Pour mieux faire connaître encore les mœurs du temps, il dit que lorsque la femme du grand Condé alla se réfugier dans Bordeaux, les ducs de Bouillon et de La Rochefoucauld allèrent au-devant d’elle à la tête d’une foule de jeunes gentilshommes qui crièrent à ses oreilles : Vive Condé ! ajoutant un mot obscène pour Mazarin, et la priant de joindre sa voix aux leurs.

(13 février 1651) Un an après, les mêmes Frondeurs qui avaient vendu le grand Condé et les princes à la vengeance timide de Mazarin forcèrent la reine à ouvrir leurs prisons, et à chasser du royaume son premier ministre.
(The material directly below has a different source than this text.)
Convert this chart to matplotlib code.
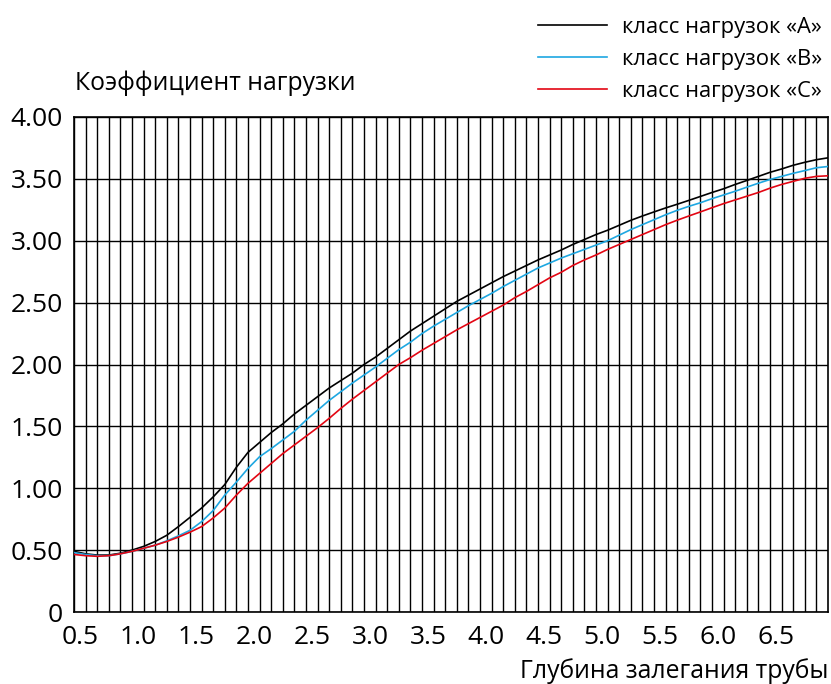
import numpy as np
import matplotlib
matplotlib.use("Agg")
import matplotlib.pyplot as plt
import matplotlib.transforms as mtransforms

plt.rcParams['font.family'] = ['Open Sans', 'DejaVu Sans']

depth = [0.5, 0.6, 0.7, 0.8, 0.9, 1.0, 1.1, 1.2, 1.3, 1.4, 1.5, 1.6, 1.7, 1.8, 1.9,
         2.0, 2.1, 2.2, 2.3, 2.4, 2.5, 2.6, 2.7, 2.8, 2.9, 3.0, 3.1, 3.2, 3.3, 3.4,
         3.5, 3.6, 3.7, 3.8, 3.9, 4.0, 4.1, 4.2, 4.3, 4.4, 4.5, 4.6, 4.7, 4.8, 4.9,
         5.0, 5.1, 5.2, 5.3, 5.4, 5.5, 5.6, 5.7, 5.8, 5.9, 6.0, 6.1, 6.2, 6.3, 6.4,
         6.5, 6.6, 6.7, 6.8, 6.9, 7.0]

class_a = [0.49, 0.47, 0.46, 0.46, 0.475, 0.50, 0.53, 0.57, 0.62, 0.69, 0.765, 0.84, 0.93, 1.03, 1.17,
           1.29, 1.37, 1.45, 1.52, 1.60, 1.67, 1.74, 1.81, 1.87, 1.93, 2.00, 2.06, 2.13, 2.20, 2.27,
           2.33, 2.39, 2.45, 2.51, 2.56, 2.61, 2.66, 2.71, 2.755, 2.80, 2.845, 2.885, 2.925, 2.97, 3.01,
           3.05, 3.085, 3.125, 3.165, 3.20, 3.233, 3.265, 3.295, 3.326, 3.358, 3.39, 3.42, 3.455, 3.487, 3.52,
           3.553, 3.58, 3.61, 3.634, 3.655, 3.67]

class_b = [0.48, 0.465, 0.455, 0.455, 0.47, 0.49, 0.515, 0.54, 0.575, 0.615, 0.66, 0.73, 0.82, 0.945, 1.05,
           1.16, 1.255, 1.32, 1.39, 1.46, 1.55, 1.63, 1.71, 1.78, 1.85, 1.915, 1.98, 2.05, 2.12, 2.18,
           2.25, 2.31, 2.365, 2.42, 2.475, 2.525, 2.575, 2.63, 2.68, 2.73, 2.78, 2.82, 2.86, 2.895, 2.93,
           2.965, 3.00, 3.045, 3.09, 3.13, 3.17, 3.21, 3.246, 3.278, 3.307, 3.34, 3.37, 3.40, 3.433, 3.465,
           3.495, 3.52, 3.545, 3.567, 3.59, 3.60]

class_c = [0.465, 0.455, 0.45, 0.455, 0.47, 0.49, 0.515, 0.54, 0.57, 0.605, 0.645, 0.69, 0.76, 0.84, 0.945,
           1.04, 1.12, 1.20, 1.28, 1.35, 1.42, 1.49, 1.565, 1.645, 1.72, 1.79, 1.86, 1.93, 2.00, 2.055,
           2.115, 2.17, 2.225, 2.28, 2.33, 2.38, 2.43, 2.48, 2.54, 2.59, 2.645, 2.70, 2.745, 2.80, 2.845,
           2.885, 2.93, 2.97, 3.01, 3.05, 3.09, 3.13, 3.166, 3.20, 3.233, 3.267, 3.30, 3.33, 3.36, 3.39,
           3.425, 3.455, 3.48, 3.505, 3.52, 3.525]

series_labels = ['класс нагрузок «A»', 'класс нагрузок «B»', 'класс нагрузок «C»']
series_colors = ['#000000', '#1ea7e1', '#e30613']

x_ticks = [0.5, 1.0, 1.5, 2.0, 2.5, 3.0, 3.5, 4.0, 4.5, 5.0, 5.5, 6.0, 6.5]
x_tick_labels = ['0.5', '1.0', '1.5', '2.0', '2.5', '3.0', '3.5', '4.0', '4.5', '5.0', '5.5', '6.0', '6.5']
y_ticks = [0, 0.5, 1.0, 1.5, 2.0, 2.5, 3.0, 3.5, 4.0]
y_tick_labels = ['0', '0.50', '1.00', '1.50', '2.00', '2.50', '3.00', '3.50', '4.00']

y_title = 'Коэффициент нагрузки'
x_title = 'Глубина залегания трубы'

W, H = 831, 684
fig = plt.figure(figsize=(W / 100, H / 100), dpi=100)
ax = fig.add_axes([74 / W, 72 / H, 754 / W, 495 / H])

lines = []
for vals, lab, col in zip([class_a, class_b, class_c], series_labels, series_colors):
    ln, = ax.plot(depth, vals, color=col, lw=1.2, label=lab, zorder=3)
    lines.append(ln)

ax.set_xlim(0.5, 7.0)
ax.set_ylim(0, 4.0)
ax.set_xticks(x_ticks)
ax.set_xticklabels(x_tick_labels)
ax.set_xticks(np.arange(0.5, 6.95, 0.1), minor=True)
ax.set_yticks(y_ticks)
ax.set_yticklabels(y_tick_labels)
ax.grid(True, which='both', axis='x', color='black', lw=1.0)
ax.grid(True, which='major', axis='y', color='black', lw=1.0)
ax.set_axisbelow(True)
ax.tick_params(which='both', length=0, labelsize=19, colors='black')
ax.tick_params(axis='y', pad=8)
ax.tick_params(axis='x', pad=9)
for s in ax.spines.values():
    s.set_linewidth(1.2)
    s.set_color('black')

offset = mtransforms.ScaledTranslation(6 / 100, 0, fig.dpi_scale_trans)
for lbl in ax.get_xticklabels():
    lbl.set_transform(lbl.get_transform() + offset)

fig.text(75 / W, 1 - 90 / H, y_title, fontsize=17.8, ha='left', va='baseline')
fig.text(828 / W, 1 - 678 / H, x_title, fontsize=17.8, ha='right', va='baseline')

leg = fig.legend(handles=lines, loc='upper left', bbox_to_anchor=(538 / W, 1 - 17 / H),
                 frameon=False, fontsize=15.8, handlelength=3.15, handletextpad=0.68,
                 labelspacing=0.5, borderaxespad=0, borderpad=0)

fig.savefig('out.png', dpi=100)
Mazarin alla lui-même au Havre, où ils étaient détenus ; il leur rendit leur liberté, et ne fut reçu d’eux qu’avec le mépris qu’il en devait attendre ; après quoi il se retira à Liège. Condé revint dans Paris aux acclamations de ce même peuple qui l’avait tant haï. Sa présence renouvela les cabales, les dissensions et les meurtres.

Le royaume resta dans cette combustion encore quelques années. Le gouvernement ne prit presque jamais que des partis faibles et incertains : il semblait devoir succomber ; mais les révoltés furent toujours désunis, et c’est ce qui sauva la cour. Le coadjuteur, tantôt ami, tantôt ennemi du prince de Condé, suscita contre lui une partie du parlement et du peuple ; il osa en même temps servir la reine, en tenant tête à ce prince, et l’outrager, en la forçant d’éloigner le cardinal Mazarin, qui se retira à Cologne. La reine, par une contradiction trop ordinaire aux gouvernements faibles, fut obligée de recevoir à la fois ses services et ses offenses, et de nommer au cardinalat ce même coadjuteur, l’auteur des barricades, qui avait contraint la famille royale à sortir de la capitale et à l’assiéger.